Required task:
Return each line of the data below verbatim; pictures are to be left out.

Dataset excerpt:
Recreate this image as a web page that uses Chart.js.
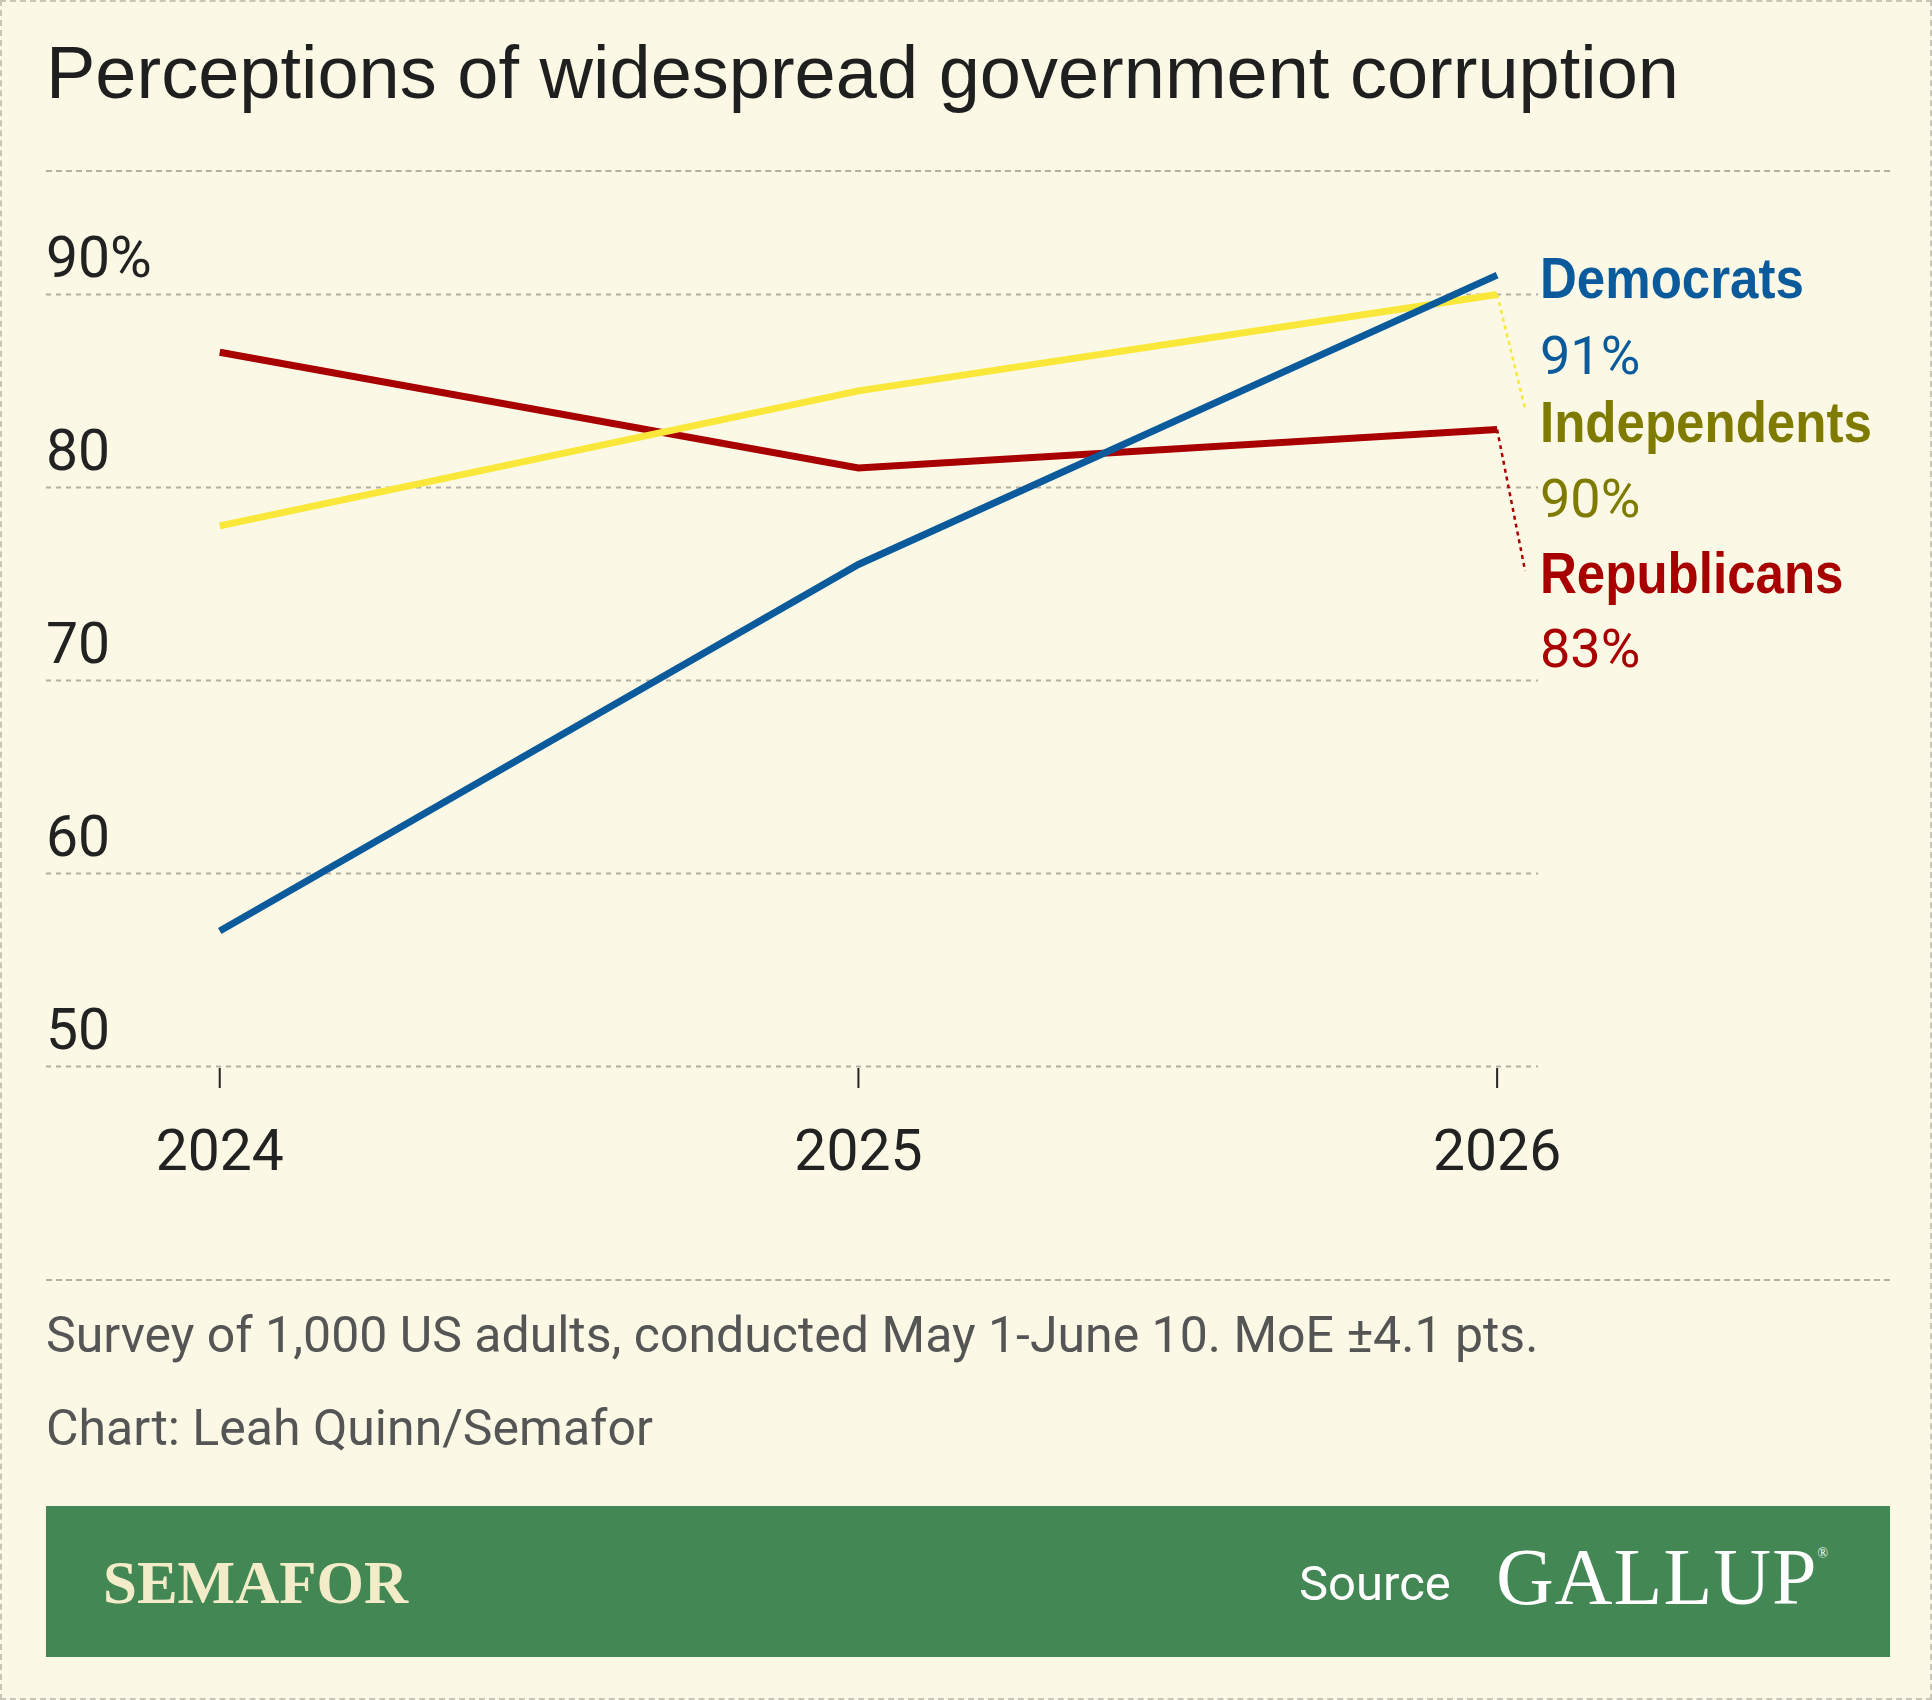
<!DOCTYPE html>
<html><head><meta charset="utf-8">
<script src="https://cdn.jsdelivr.net/npm/chart.js@4"></script>
<style>
html,body{margin:0;padding:0;background:#fbf9e6;}
#wrap{position:relative;width:1932px;height:1700px;box-sizing:border-box;border:2px dashed #c9c6b8;overflow:hidden;}
canvas{position:absolute;left:0;top:0;}
.t{position:absolute;white-space:nowrap;}
</style></head><body>
<div id="wrap">
<div class="t" style="left:44px;top:28px;font:74px 'Liberation Sans',Arial,sans-serif;color:#1f1f1f;">Perceptions of widespread government corruption</div>
<div style="position:absolute;left:44px;top:168px;width:1844px;border-top:2px dashed #b3afa3;"></div>
<div style="position:absolute;left:44px;top:1277px;width:1844px;border-top:2px dashed #b3afa3;"></div>
<div class="t" style="left:44px;top:1304px;font:50px Roboto,sans-serif;color:#555;">Survey of 1,000 US adults, conducted May 1-June 10. MoE ±4.1 pts.</div>
<div class="t" style="left:44px;top:1397px;font:50px Roboto,sans-serif;color:#555;">Chart: Leah Quinn/Semafor</div>
<div style="position:absolute;left:44px;top:1504px;width:1844px;height:151px;background:#428754;"></div>
<div class="t" style="left:101px;top:1546px;font:bold 61px 'Liberation Serif',serif;color:#f3ecc8;">SEMAFOR</div>
<div class="t" style="left:1297px;top:1553px;font:49px Roboto,sans-serif;color:#fff;">Source</div>
<div class="t" style="left:1494px;top:1530px;font:80px 'Liberation Serif',serif;color:#fff;letter-spacing:1px;">GALLUP<span style="font-size:14px;vertical-align:top;position:relative;top:14px;">®</span></div>
<canvas id="c" width="1932" height="1700"></canvas>
</div>
<script>
const years=[2024,2025,2026];
const democrats=[57,76,91];
const independents=[78,85,90];
const republicans=[87,81,83];
const yTicks=[50,60,70,80,90];
const names=['Democrats','Independents','Republicans'];
const lineColors=['#0a5a9c','#f9e83a','#a80000'];
const labelColors=['#0a5a9c','#7f7b00','#a80000'];
const vals=[democrats,independents,republicans];
const ctx=document.getElementById('c').getContext('2d');
const decor={id:'decor',
beforeDatasetsDraw(ch){const c=ch.ctx,y=ch.scales.y,x=ch.scales.x,a=ch.chartArea;
 c.save();c.strokeStyle='#b3afa3';c.lineWidth=2;c.setLineDash([5,5]);
 yTicks.forEach(v=>{const p=Math.round(y.getPixelForValue(v))+0.5;c.beginPath();c.moveTo(a.left,p);c.lineTo(a.right,p);c.stroke();});
 c.setLineDash([]);c.fillStyle='#222';c.font='57px Roboto, sans-serif';c.textBaseline='alphabetic';c.textAlign='left';
 yTicks.forEach((v,i)=>c.fillText(v+(i===yTicks.length-1?'%':''),a.left,y.getPixelForValue(v)-17));
 c.strokeStyle='#222';c.lineWidth=2;c.textAlign='center';
 years.forEach(v=>{const p=x.getPixelForValue(v);c.beginPath();c.moveTo(p,a.bottom+2);c.lineTo(p,a.bottom+22);c.stroke();c.fillText(String(v),p,a.bottom+104);});
 c.restore();},
afterDatasetsDraw(ch){const c=ch.ctx,y=ch.scales.y,x=ch.scales.x;
 const px=x.getPixelForValue(2026);c.save();c.lineWidth=2.5;c.setLineDash([4,4]);
 [[1,407],[2,569]].forEach(([i,ey])=>{const d=vals[i];c.strokeStyle=lineColors[i];c.beginPath();c.moveTo(px,y.getPixelForValue(d[d.length-1]));c.lineTo(px+28,ey);c.stroke();});
 c.setLineDash([]);c.textAlign='left';
 const ys=[[296,372],[440,515],[591,665]];
 names.forEach((n,i)=>{c.fillStyle=labelColors[i];
  c.save();c.translate(1538,ys[i][0]);c.scale(0.88,1);c.font="bold 58px 'Liberation Sans', sans-serif";c.fillText(n,0,0);c.restore();
  c.font='54px Roboto, sans-serif';c.fillText(vals[i][vals[i].length-1]+'%',1538,ys[i][1]);});
 c.restore();}};
new Chart(ctx,{type:'line',
data:{datasets:[0,1,2].map(i=>({label:names[i],data:vals[i].map((v,j)=>({x:years[j],y:v})),borderColor:lineColors[i],borderWidth:7,pointRadius:0,tension:0,fill:false}))},
options:{responsive:false,animation:false,
 layout:{padding:{left:44,right:396,top:169,bottom:636}},
 plugins:{legend:{display:false},tooltip:{enabled:false}},
 scales:{
  x:{type:'linear',min:2023.728,max:2026.064,ticks:{display:false},grid:{display:false},border:{display:false},afterFit:s=>{s.height=0;}},
  y:{min:50,max:96.4,ticks:{display:false},grid:{display:false},border:{display:false},afterFit:s=>{s.width=0;}}}},
plugins:[decor]});
</script>
</body></html>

Answer to this problem:
Recreate this image as a web page that uses Chart.js.
<!DOCTYPE html>
<html><head><meta charset="utf-8">
<script src="https://cdn.jsdelivr.net/npm/chart.js@4"></script>
<style>
html,body{margin:0;padding:0;background:#fbf9e6;}
#wrap{position:relative;width:1932px;height:1700px;box-sizing:border-box;border:2px dashed #c9c6b8;overflow:hidden;}
canvas{position:absolute;left:0;top:0;}
.t{position:absolute;white-space:nowrap;}
</style></head><body>
<div id="wrap">
<div class="t" style="left:44px;top:28px;font:74px 'Liberation Sans',Arial,sans-serif;color:#1f1f1f;">Perceptions of widespread government corruption</div>
<div style="position:absolute;left:44px;top:168px;width:1844px;border-top:2px dashed #b3afa3;"></div>
<div style="position:absolute;left:44px;top:1277px;width:1844px;border-top:2px dashed #b3afa3;"></div>
<div class="t" style="left:44px;top:1304px;font:50px Roboto,sans-serif;color:#555;">Survey of 1,000 US adults, conducted May 1-June 10. MoE ±4.1 pts.</div>
<div class="t" style="left:44px;top:1397px;font:50px Roboto,sans-serif;color:#555;">Chart: Leah Quinn/Semafor</div>
<div style="position:absolute;left:44px;top:1504px;width:1844px;height:151px;background:#428754;"></div>
<div class="t" style="left:101px;top:1546px;font:bold 61px 'Liberation Serif',serif;color:#f3ecc8;">SEMAFOR</div>
<div class="t" style="left:1297px;top:1553px;font:49px Roboto,sans-serif;color:#fff;">Source</div>
<div class="t" style="left:1494px;top:1530px;font:80px 'Liberation Serif',serif;color:#fff;letter-spacing:1px;">GALLUP<span style="font-size:14px;vertical-align:top;position:relative;top:14px;">®</span></div>
<canvas id="c" width="1932" height="1700"></canvas>
</div>
<script>
const years=[2024,2025,2026];
const democrats=[57,76,91];
const independents=[78,85,90];
const republicans=[87,81,83];
const yTicks=[50,60,70,80,90];
const names=['Democrats','Independents','Republicans'];
const lineColors=['#0a5a9c','#f9e83a','#a80000'];
const labelColors=['#0a5a9c','#7f7b00','#a80000'];
const vals=[democrats,independents,republicans];
const ctx=document.getElementById('c').getContext('2d');
const decor={id:'decor',
beforeDatasetsDraw(ch){const c=ch.ctx,y=ch.scales.y,x=ch.scales.x,a=ch.chartArea;
 c.save();c.strokeStyle='#b3afa3';c.lineWidth=2;c.setLineDash([5,5]);
 yTicks.forEach(v=>{const p=Math.round(y.getPixelForValue(v))+0.5;c.beginPath();c.moveTo(a.left,p);c.lineTo(a.right,p);c.stroke();});
 c.setLineDash([]);c.fillStyle='#222';c.font='57px Roboto, sans-serif';c.textBaseline='alphabetic';c.textAlign='left';
 yTicks.forEach((v,i)=>c.fillText(v+(i===yTicks.length-1?'%':''),a.left,y.getPixelForValue(v)-17));
 c.strokeStyle='#222';c.lineWidth=2;c.textAlign='center';
 years.forEach(v=>{const p=x.getPixelForValue(v);c.beginPath();c.moveTo(p,a.bottom+2);c.lineTo(p,a.bottom+22);c.stroke();c.fillText(String(v),p,a.bottom+104);});
 c.restore();},
afterDatasetsDraw(ch){const c=ch.ctx,y=ch.scales.y,x=ch.scales.x;
 const px=x.getPixelForValue(2026);c.save();c.lineWidth=2.5;c.setLineDash([4,4]);
 [[1,407],[2,569]].forEach(([i,ey])=>{const d=vals[i];c.strokeStyle=lineColors[i];c.beginPath();c.moveTo(px,y.getPixelForValue(d[d.length-1]));c.lineTo(px+28,ey);c.stroke();});
 c.setLineDash([]);c.textAlign='left';
 const ys=[[296,372],[440,515],[591,665]];
 names.forEach((n,i)=>{c.fillStyle=labelColors[i];
  c.save();c.translate(1538,ys[i][0]);c.scale(0.88,1);c.font="bold 58px 'Liberation Sans', sans-serif";c.fillText(n,0,0);c.restore();
  c.font='54px Roboto, sans-serif';c.fillText(vals[i][vals[i].length-1]+'%',1538,ys[i][1]);});
 c.restore();}};
new Chart(ctx,{type:'line',
data:{datasets:[0,1,2].map(i=>({label:names[i],data:vals[i].map((v,j)=>({x:years[j],y:v})),borderColor:lineColors[i],borderWidth:7,pointRadius:0,tension:0,fill:false}))},
options:{responsive:false,animation:false,
 layout:{padding:{left:44,right:396,top:169,bottom:636}},
 plugins:{legend:{display:false},tooltip:{enabled:false}},
 scales:{
  x:{type:'linear',min:2023.728,max:2026.064,ticks:{display:false},grid:{display:false},border:{display:false},afterFit:s=>{s.height=0;}},
  y:{min:50,max:96.4,ticks:{display:false},grid:{display:false},border:{display:false},afterFit:s=>{s.width=0;}}}},
plugins:[decor]});
</script>
</body></html>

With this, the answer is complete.